**The problem**
Repeat each entry as written, dropping any picture you find.

**Plotting code records**
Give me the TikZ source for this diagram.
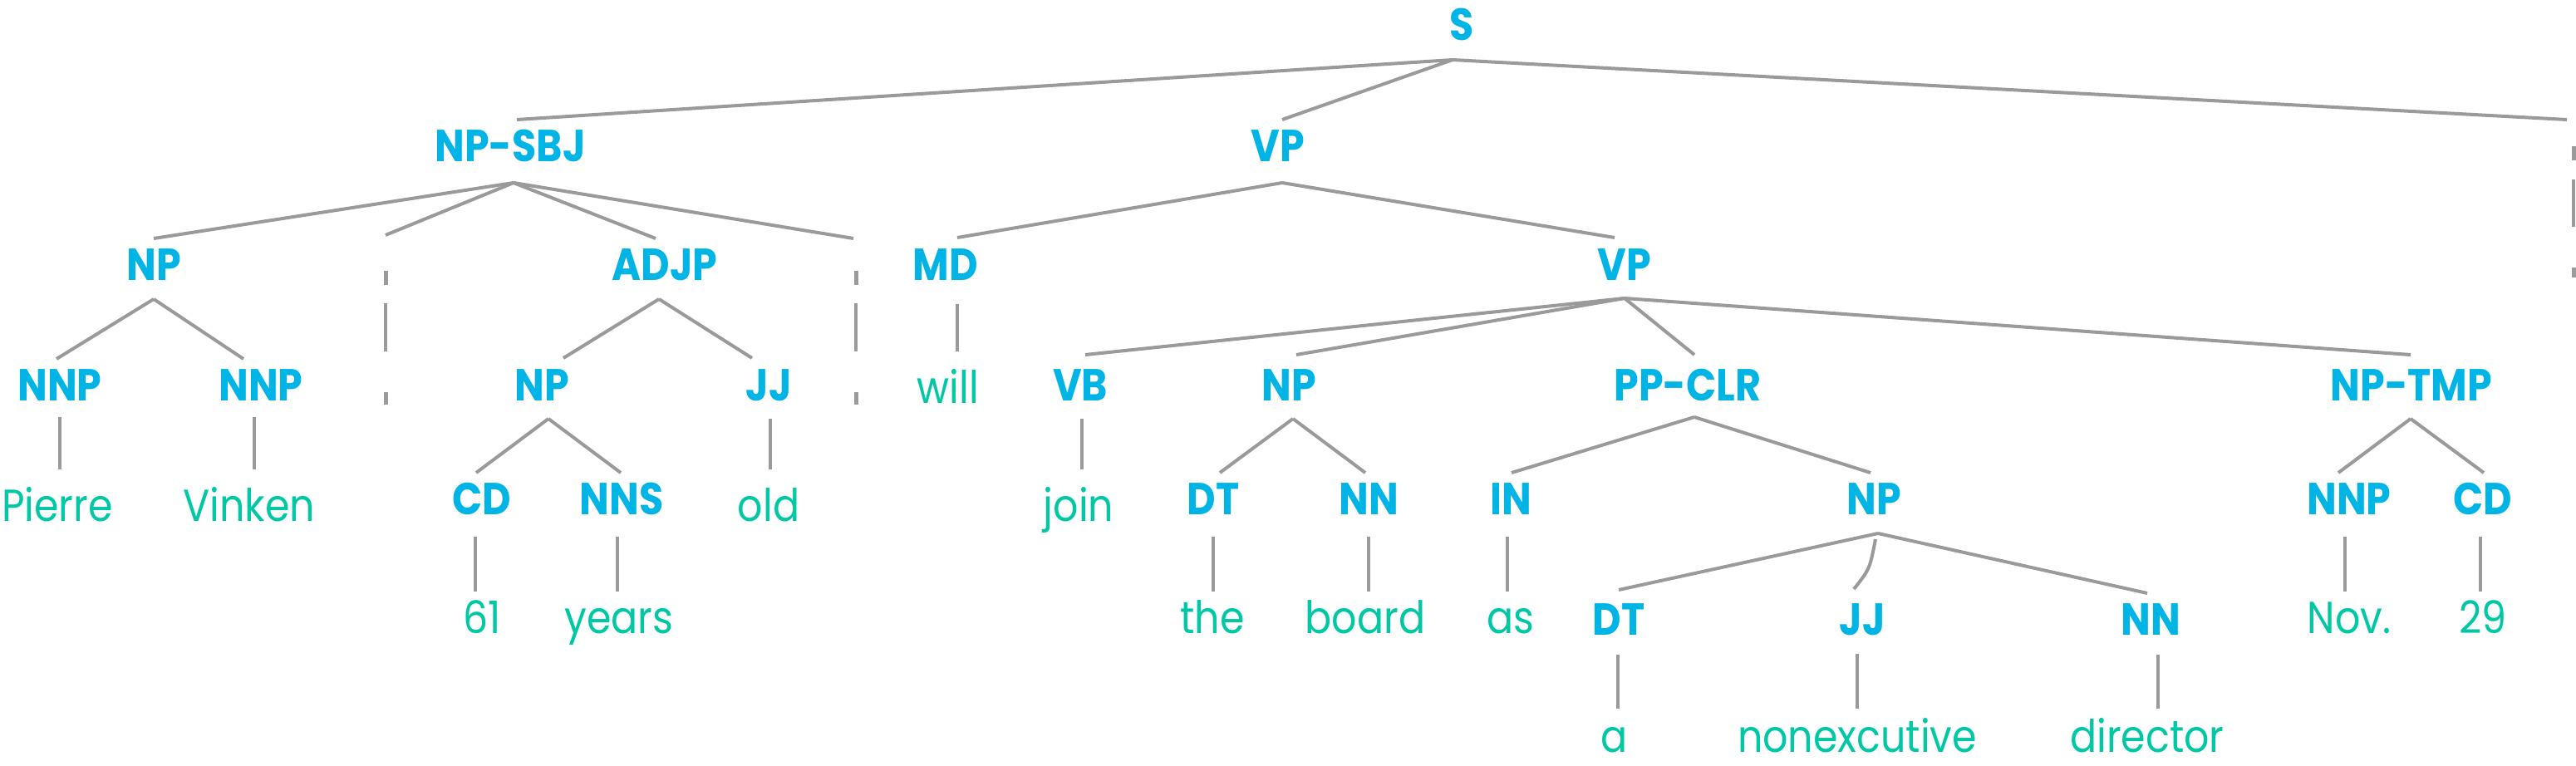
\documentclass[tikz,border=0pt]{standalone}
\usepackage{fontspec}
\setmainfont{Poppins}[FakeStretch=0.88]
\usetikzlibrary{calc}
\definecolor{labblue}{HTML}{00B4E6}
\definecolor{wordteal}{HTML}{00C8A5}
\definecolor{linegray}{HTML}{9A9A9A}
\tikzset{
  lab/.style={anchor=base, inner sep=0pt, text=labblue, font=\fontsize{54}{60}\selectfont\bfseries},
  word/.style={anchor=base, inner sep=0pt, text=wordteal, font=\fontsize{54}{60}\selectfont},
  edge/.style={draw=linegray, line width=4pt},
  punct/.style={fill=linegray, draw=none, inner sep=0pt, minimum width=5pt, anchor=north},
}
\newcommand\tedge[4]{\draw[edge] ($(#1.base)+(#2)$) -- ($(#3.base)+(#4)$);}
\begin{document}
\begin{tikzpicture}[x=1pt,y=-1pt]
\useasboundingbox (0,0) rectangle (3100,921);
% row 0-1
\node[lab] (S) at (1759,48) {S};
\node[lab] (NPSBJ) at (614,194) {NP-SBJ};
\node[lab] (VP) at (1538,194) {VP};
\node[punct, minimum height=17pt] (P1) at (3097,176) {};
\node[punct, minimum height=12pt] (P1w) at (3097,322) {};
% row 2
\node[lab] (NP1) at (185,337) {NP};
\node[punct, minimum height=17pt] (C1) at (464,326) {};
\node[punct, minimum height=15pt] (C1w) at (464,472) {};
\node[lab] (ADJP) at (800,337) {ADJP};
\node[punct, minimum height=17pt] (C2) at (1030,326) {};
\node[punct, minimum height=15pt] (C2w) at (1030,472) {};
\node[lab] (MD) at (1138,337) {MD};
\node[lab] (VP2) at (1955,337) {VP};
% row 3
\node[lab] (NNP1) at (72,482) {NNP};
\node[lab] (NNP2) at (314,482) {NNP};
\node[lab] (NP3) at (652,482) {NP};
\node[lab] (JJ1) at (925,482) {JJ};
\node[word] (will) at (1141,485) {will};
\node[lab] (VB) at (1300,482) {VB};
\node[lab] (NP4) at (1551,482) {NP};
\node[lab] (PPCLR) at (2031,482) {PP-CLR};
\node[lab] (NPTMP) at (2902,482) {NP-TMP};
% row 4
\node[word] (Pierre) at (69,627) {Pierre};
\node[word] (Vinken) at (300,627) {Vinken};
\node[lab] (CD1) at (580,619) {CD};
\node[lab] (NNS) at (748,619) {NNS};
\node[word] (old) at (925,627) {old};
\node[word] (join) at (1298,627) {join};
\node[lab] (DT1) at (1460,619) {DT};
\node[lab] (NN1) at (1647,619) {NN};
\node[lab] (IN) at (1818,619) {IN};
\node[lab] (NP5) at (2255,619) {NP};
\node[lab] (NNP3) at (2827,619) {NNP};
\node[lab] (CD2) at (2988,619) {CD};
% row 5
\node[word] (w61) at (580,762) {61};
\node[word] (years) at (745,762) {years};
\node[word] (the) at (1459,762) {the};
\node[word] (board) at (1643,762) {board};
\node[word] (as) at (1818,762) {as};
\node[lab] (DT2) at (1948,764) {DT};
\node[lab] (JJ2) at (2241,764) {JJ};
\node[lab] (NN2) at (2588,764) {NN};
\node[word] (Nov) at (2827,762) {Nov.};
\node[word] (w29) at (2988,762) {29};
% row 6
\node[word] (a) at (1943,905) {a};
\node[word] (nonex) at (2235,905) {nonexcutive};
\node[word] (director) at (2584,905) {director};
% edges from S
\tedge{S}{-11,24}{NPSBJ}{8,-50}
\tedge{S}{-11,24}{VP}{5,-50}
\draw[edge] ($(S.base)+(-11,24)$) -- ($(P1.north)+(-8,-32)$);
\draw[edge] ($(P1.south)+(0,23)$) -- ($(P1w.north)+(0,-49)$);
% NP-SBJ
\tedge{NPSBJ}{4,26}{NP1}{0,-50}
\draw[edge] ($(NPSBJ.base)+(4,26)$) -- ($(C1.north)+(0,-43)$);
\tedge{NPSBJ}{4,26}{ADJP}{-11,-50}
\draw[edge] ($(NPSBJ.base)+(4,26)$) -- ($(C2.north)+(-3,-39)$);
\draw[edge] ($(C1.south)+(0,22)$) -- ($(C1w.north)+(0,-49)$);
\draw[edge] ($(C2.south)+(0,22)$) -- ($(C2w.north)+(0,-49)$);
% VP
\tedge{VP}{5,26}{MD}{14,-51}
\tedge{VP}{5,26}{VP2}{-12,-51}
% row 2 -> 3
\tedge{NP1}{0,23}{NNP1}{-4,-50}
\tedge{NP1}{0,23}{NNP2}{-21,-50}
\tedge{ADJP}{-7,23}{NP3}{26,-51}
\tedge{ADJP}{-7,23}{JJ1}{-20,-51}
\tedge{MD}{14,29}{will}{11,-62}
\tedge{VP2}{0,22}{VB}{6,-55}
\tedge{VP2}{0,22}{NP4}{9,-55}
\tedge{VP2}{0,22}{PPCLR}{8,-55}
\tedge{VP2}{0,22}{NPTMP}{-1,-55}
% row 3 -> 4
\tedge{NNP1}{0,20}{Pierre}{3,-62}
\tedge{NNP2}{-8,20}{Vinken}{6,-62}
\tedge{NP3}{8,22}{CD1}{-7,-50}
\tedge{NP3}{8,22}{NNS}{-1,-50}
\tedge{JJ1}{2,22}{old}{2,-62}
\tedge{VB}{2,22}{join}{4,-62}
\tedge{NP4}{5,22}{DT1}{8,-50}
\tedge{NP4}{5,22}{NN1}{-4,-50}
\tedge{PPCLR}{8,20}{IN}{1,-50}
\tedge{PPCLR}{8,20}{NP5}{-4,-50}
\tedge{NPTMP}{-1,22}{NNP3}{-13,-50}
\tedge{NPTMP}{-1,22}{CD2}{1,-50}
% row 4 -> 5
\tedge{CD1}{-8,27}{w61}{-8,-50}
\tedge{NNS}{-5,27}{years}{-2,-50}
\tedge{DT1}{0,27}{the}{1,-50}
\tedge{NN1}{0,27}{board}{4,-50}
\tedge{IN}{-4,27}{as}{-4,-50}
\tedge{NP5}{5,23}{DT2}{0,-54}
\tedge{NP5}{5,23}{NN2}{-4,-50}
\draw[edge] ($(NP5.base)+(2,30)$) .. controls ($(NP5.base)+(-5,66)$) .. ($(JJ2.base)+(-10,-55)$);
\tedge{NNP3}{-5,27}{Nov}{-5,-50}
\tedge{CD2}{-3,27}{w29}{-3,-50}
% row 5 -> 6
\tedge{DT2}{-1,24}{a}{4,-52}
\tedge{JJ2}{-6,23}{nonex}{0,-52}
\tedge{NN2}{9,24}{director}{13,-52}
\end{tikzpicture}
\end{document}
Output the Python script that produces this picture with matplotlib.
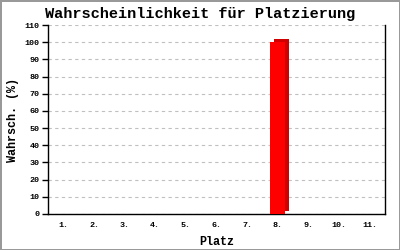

**Final answer**
Give me the TikZ source for this diagram.
\documentclass[tikz,border=0pt]{standalone}
\usepackage{fontspec}
\setmainfont{Poppins}[FakeStretch=0.88]
\usetikzlibrary{calc}
\definecolor{labblue}{HTML}{00B4E6}
\definecolor{wordteal}{HTML}{00C8A5}
\definecolor{linegray}{HTML}{9A9A9A}
\tikzset{
  lab/.style={anchor=base, inner sep=0pt, text=labblue, font=\fontsize{54}{60}\selectfont\bfseries},
  word/.style={anchor=base, inner sep=0pt, text=wordteal, font=\fontsize{54}{60}\selectfont},
  edge/.style={draw=linegray, line width=4pt},
  punct/.style={fill=linegray, draw=none, inner sep=0pt, minimum width=5pt, anchor=north},
}
\newcommand\tedge[4]{\draw[edge] ($(#1.base)+(#2)$) -- ($(#3.base)+(#4)$);}
\begin{document}
\begin{tikzpicture}[x=1pt,y=-1pt]
\useasboundingbox (0,0) rectangle (3100,921);
% row 0-1
\node[lab] (S) at (1759,48) {S};
\node[lab] (NPSBJ) at (614,194) {NP-SBJ};
\node[lab] (VP) at (1538,194) {VP};
\node[punct, minimum height=17pt] (P1) at (3097,176) {};
\node[punct, minimum height=12pt] (P1w) at (3097,322) {};
% row 2
\node[lab] (NP1) at (185,337) {NP};
\node[punct, minimum height=17pt] (C1) at (464,326) {};
\node[punct, minimum height=15pt] (C1w) at (464,472) {};
\node[lab] (ADJP) at (800,337) {ADJP};
\node[punct, minimum height=17pt] (C2) at (1030,326) {};
\node[punct, minimum height=15pt] (C2w) at (1030,472) {};
\node[lab] (MD) at (1138,337) {MD};
\node[lab] (VP2) at (1955,337) {VP};
% row 3
\node[lab] (NNP1) at (72,482) {NNP};
\node[lab] (NNP2) at (314,482) {NNP};
\node[lab] (NP3) at (652,482) {NP};
\node[lab] (JJ1) at (925,482) {JJ};
\node[word] (will) at (1141,485) {will};
\node[lab] (VB) at (1300,482) {VB};
\node[lab] (NP4) at (1551,482) {NP};
\node[lab] (PPCLR) at (2031,482) {PP-CLR};
\node[lab] (NPTMP) at (2902,482) {NP-TMP};
% row 4
\node[word] (Pierre) at (69,627) {Pierre};
\node[word] (Vinken) at (300,627) {Vinken};
\node[lab] (CD1) at (580,619) {CD};
\node[lab] (NNS) at (748,619) {NNS};
\node[word] (old) at (925,627) {old};
\node[word] (join) at (1298,627) {join};
\node[lab] (DT1) at (1460,619) {DT};
\node[lab] (NN1) at (1647,619) {NN};
\node[lab] (IN) at (1818,619) {IN};
\node[lab] (NP5) at (2255,619) {NP};
\node[lab] (NNP3) at (2827,619) {NNP};
\node[lab] (CD2) at (2988,619) {CD};
% row 5
\node[word] (w61) at (580,762) {61};
\node[word] (years) at (745,762) {years};
\node[word] (the) at (1459,762) {the};
\node[word] (board) at (1643,762) {board};
\node[word] (as) at (1818,762) {as};
\node[lab] (DT2) at (1948,764) {DT};
\node[lab] (JJ2) at (2241,764) {JJ};
\node[lab] (NN2) at (2588,764) {NN};
\node[word] (Nov) at (2827,762) {Nov.};
\node[word] (w29) at (2988,762) {29};
% row 6
\node[word] (a) at (1943,905) {a};
\node[word] (nonex) at (2235,905) {nonexcutive};
\node[word] (director) at (2584,905) {director};
% edges from S
\tedge{S}{-11,24}{NPSBJ}{8,-50}
\tedge{S}{-11,24}{VP}{5,-50}
\draw[edge] ($(S.base)+(-11,24)$) -- ($(P1.north)+(-8,-32)$);
\draw[edge] ($(P1.south)+(0,23)$) -- ($(P1w.north)+(0,-49)$);
% NP-SBJ
\tedge{NPSBJ}{4,26}{NP1}{0,-50}
\draw[edge] ($(NPSBJ.base)+(4,26)$) -- ($(C1.north)+(0,-43)$);
\tedge{NPSBJ}{4,26}{ADJP}{-11,-50}
\draw[edge] ($(NPSBJ.base)+(4,26)$) -- ($(C2.north)+(-3,-39)$);
\draw[edge] ($(C1.south)+(0,22)$) -- ($(C1w.north)+(0,-49)$);
\draw[edge] ($(C2.south)+(0,22)$) -- ($(C2w.north)+(0,-49)$);
% VP
\tedge{VP}{5,26}{MD}{14,-51}
\tedge{VP}{5,26}{VP2}{-12,-51}
% row 2 -> 3
\tedge{NP1}{0,23}{NNP1}{-4,-50}
\tedge{NP1}{0,23}{NNP2}{-21,-50}
\tedge{ADJP}{-7,23}{NP3}{26,-51}
\tedge{ADJP}{-7,23}{JJ1}{-20,-51}
\tedge{MD}{14,29}{will}{11,-62}
\tedge{VP2}{0,22}{VB}{6,-55}
\tedge{VP2}{0,22}{NP4}{9,-55}
\tedge{VP2}{0,22}{PPCLR}{8,-55}
\tedge{VP2}{0,22}{NPTMP}{-1,-55}
% row 3 -> 4
\tedge{NNP1}{0,20}{Pierre}{3,-62}
\tedge{NNP2}{-8,20}{Vinken}{6,-62}
\tedge{NP3}{8,22}{CD1}{-7,-50}
\tedge{NP3}{8,22}{NNS}{-1,-50}
\tedge{JJ1}{2,22}{old}{2,-62}
\tedge{VB}{2,22}{join}{4,-62}
\tedge{NP4}{5,22}{DT1}{8,-50}
\tedge{NP4}{5,22}{NN1}{-4,-50}
\tedge{PPCLR}{8,20}{IN}{1,-50}
\tedge{PPCLR}{8,20}{NP5}{-4,-50}
\tedge{NPTMP}{-1,22}{NNP3}{-13,-50}
\tedge{NPTMP}{-1,22}{CD2}{1,-50}
% row 4 -> 5
\tedge{CD1}{-8,27}{w61}{-8,-50}
\tedge{NNS}{-5,27}{years}{-2,-50}
\tedge{DT1}{0,27}{the}{1,-50}
\tedge{NN1}{0,27}{board}{4,-50}
\tedge{IN}{-4,27}{as}{-4,-50}
\tedge{NP5}{5,23}{DT2}{0,-54}
\tedge{NP5}{5,23}{NN2}{-4,-50}
\draw[edge] ($(NP5.base)+(2,30)$) .. controls ($(NP5.base)+(-5,66)$) .. ($(JJ2.base)+(-10,-55)$);
\tedge{NNP3}{-5,27}{Nov}{-5,-50}
\tedge{CD2}{-3,27}{w29}{-3,-50}
% row 5 -> 6
\tedge{DT2}{-1,24}{a}{4,-52}
\tedge{JJ2}{-6,23}{nonex}{0,-52}
\tedge{NN2}{9,24}{director}{13,-52}
\end{tikzpicture}
\end{document}
Output the Python script that produces this picture with matplotlib.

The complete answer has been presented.